● What to do
Copy nothing but the text: reproduce each line of the listing exactly and leave the pictures out.

>> begin Data section

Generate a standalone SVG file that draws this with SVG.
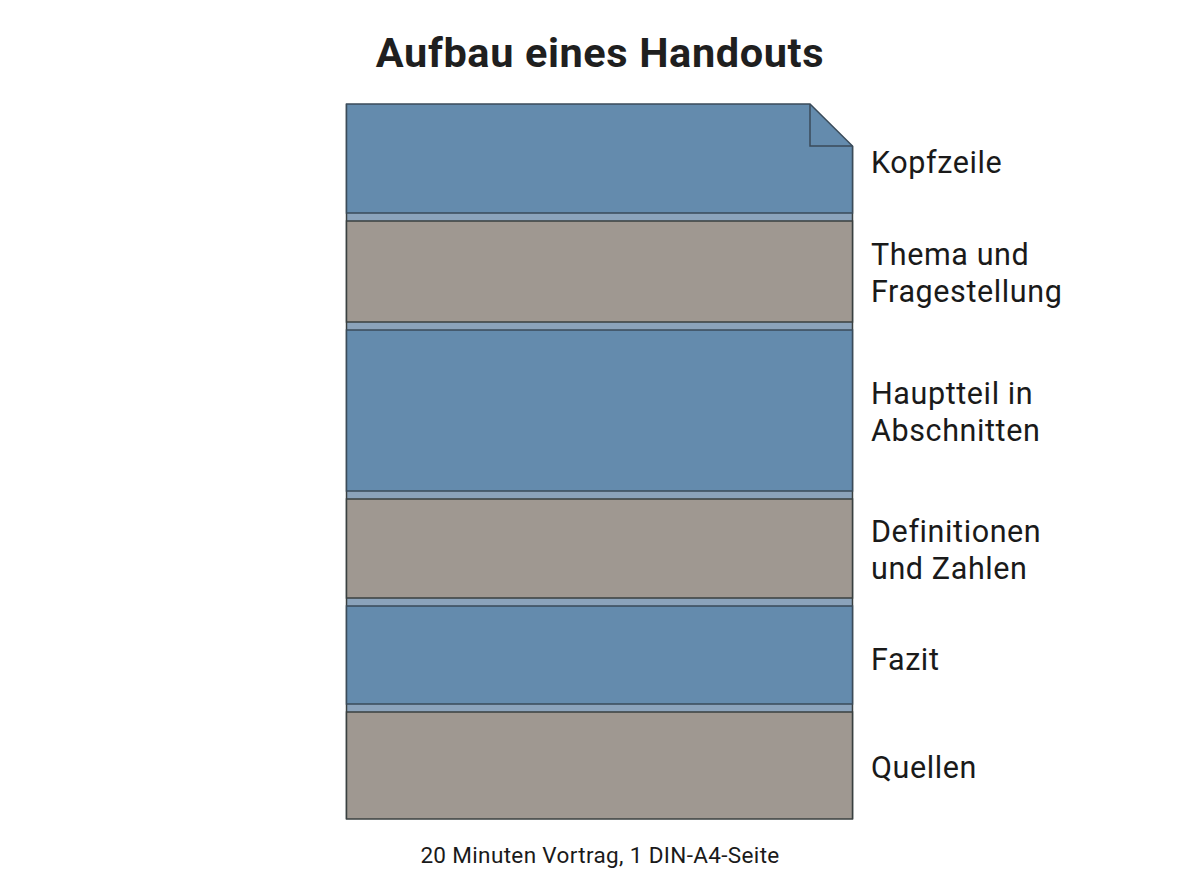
<svg xmlns="http://www.w3.org/2000/svg" width="1200" height="896" viewBox="0 0 1200 896">
<style>
.blue{fill:#648bad;stroke:#3a4b5a;stroke-width:1.5}
.tan{fill:#9f9891;stroke:#3a4040;stroke-width:1.5}
.strip{fill:#8ba3bb;stroke:none}
.lbl{font-family:Roboto,"Liberation Sans",sans-serif;font-size:30.5px;letter-spacing:0.6px;fill:#1a1a1a}
</style>
<rect width="1200" height="896" fill="#ffffff"/>
<text x="600" y="67" text-anchor="middle" font-family="Roboto,'Liberation Sans',sans-serif" font-size="41.5" font-weight="bold" letter-spacing="0.6" fill="#1f1f1f">Aufbau eines Handouts</text>
<g id="page">
<rect class="strip" x="346.5" y="213" width="506" height="606"/>
<line x1="346.5" y1="104" x2="346.5" y2="819" stroke="#3a4040" stroke-width="1.5"/>
<line x1="852.5" y1="146" x2="852.5" y2="819" stroke="#3a4040" stroke-width="1.5"/>
</g>
<g id="kopfzeile">
<path class="blue" d="M346.5,104 H810 L852.5,146 V213 H346.5 Z"/>
<path d="M810,104 V146 H852.5" fill="none" stroke="#3a4b5a" stroke-width="1.5"/>
<text class="lbl" x="871" y="173">Kopfzeile</text>
</g>
<g id="thema">
<rect class="tan" x="346.5" y="221" width="506" height="101"/>
<text class="lbl" x="871" y="265">Thema und</text>
<text class="lbl" x="871" y="302">Fragestellung</text>
</g>
<g id="hauptteil">
<rect class="blue" x="346.5" y="330" width="506" height="161"/>
<text class="lbl" x="871" y="404">Hauptteil in</text>
<text class="lbl" x="871" y="441">Abschnitten</text>
</g>
<g id="definitionen">
<rect class="tan" x="346.5" y="499" width="506" height="99"/>
<text class="lbl" x="871" y="542">Definitionen</text>
<text class="lbl" x="871" y="579">und Zahlen</text>
</g>
<g id="fazit">
<rect class="blue" x="346.5" y="606" width="506" height="98"/>
<text class="lbl" x="871" y="670">Fazit</text>
</g>
<g id="quellen">
<rect class="tan" x="346.5" y="712" width="506" height="107"/>
<text class="lbl" x="871" y="778">Quellen</text>
</g>
<text x="600" y="863" text-anchor="middle" font-family="Roboto,'Liberation Sans',sans-serif" font-size="22.5" letter-spacing="0.35" fill="#1a1a1a">20 Minuten Vortrag, 1 DIN-A4-Seite</text>
</svg>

>> end Data section

● Result below
Generate a standalone SVG file that draws this with SVG.
<svg xmlns="http://www.w3.org/2000/svg" width="1200" height="896" viewBox="0 0 1200 896">
<style>
.blue{fill:#648bad;stroke:#3a4b5a;stroke-width:1.5}
.tan{fill:#9f9891;stroke:#3a4040;stroke-width:1.5}
.strip{fill:#8ba3bb;stroke:none}
.lbl{font-family:Roboto,"Liberation Sans",sans-serif;font-size:30.5px;letter-spacing:0.6px;fill:#1a1a1a}
</style>
<rect width="1200" height="896" fill="#ffffff"/>
<text x="600" y="67" text-anchor="middle" font-family="Roboto,'Liberation Sans',sans-serif" font-size="41.5" font-weight="bold" letter-spacing="0.6" fill="#1f1f1f">Aufbau eines Handouts</text>
<g id="page">
<rect class="strip" x="346.5" y="213" width="506" height="606"/>
<line x1="346.5" y1="104" x2="346.5" y2="819" stroke="#3a4040" stroke-width="1.5"/>
<line x1="852.5" y1="146" x2="852.5" y2="819" stroke="#3a4040" stroke-width="1.5"/>
</g>
<g id="kopfzeile">
<path class="blue" d="M346.5,104 H810 L852.5,146 V213 H346.5 Z"/>
<path d="M810,104 V146 H852.5" fill="none" stroke="#3a4b5a" stroke-width="1.5"/>
<text class="lbl" x="871" y="173">Kopfzeile</text>
</g>
<g id="thema">
<rect class="tan" x="346.5" y="221" width="506" height="101"/>
<text class="lbl" x="871" y="265">Thema und</text>
<text class="lbl" x="871" y="302">Fragestellung</text>
</g>
<g id="hauptteil">
<rect class="blue" x="346.5" y="330" width="506" height="161"/>
<text class="lbl" x="871" y="404">Hauptteil in</text>
<text class="lbl" x="871" y="441">Abschnitten</text>
</g>
<g id="definitionen">
<rect class="tan" x="346.5" y="499" width="506" height="99"/>
<text class="lbl" x="871" y="542">Definitionen</text>
<text class="lbl" x="871" y="579">und Zahlen</text>
</g>
<g id="fazit">
<rect class="blue" x="346.5" y="606" width="506" height="98"/>
<text class="lbl" x="871" y="670">Fazit</text>
</g>
<g id="quellen">
<rect class="tan" x="346.5" y="712" width="506" height="107"/>
<text class="lbl" x="871" y="778">Quellen</text>
</g>
<text x="600" y="863" text-anchor="middle" font-family="Roboto,'Liberation Sans',sans-serif" font-size="22.5" letter-spacing="0.35" fill="#1a1a1a">20 Minuten Vortrag, 1 DIN-A4-Seite</text>
</svg>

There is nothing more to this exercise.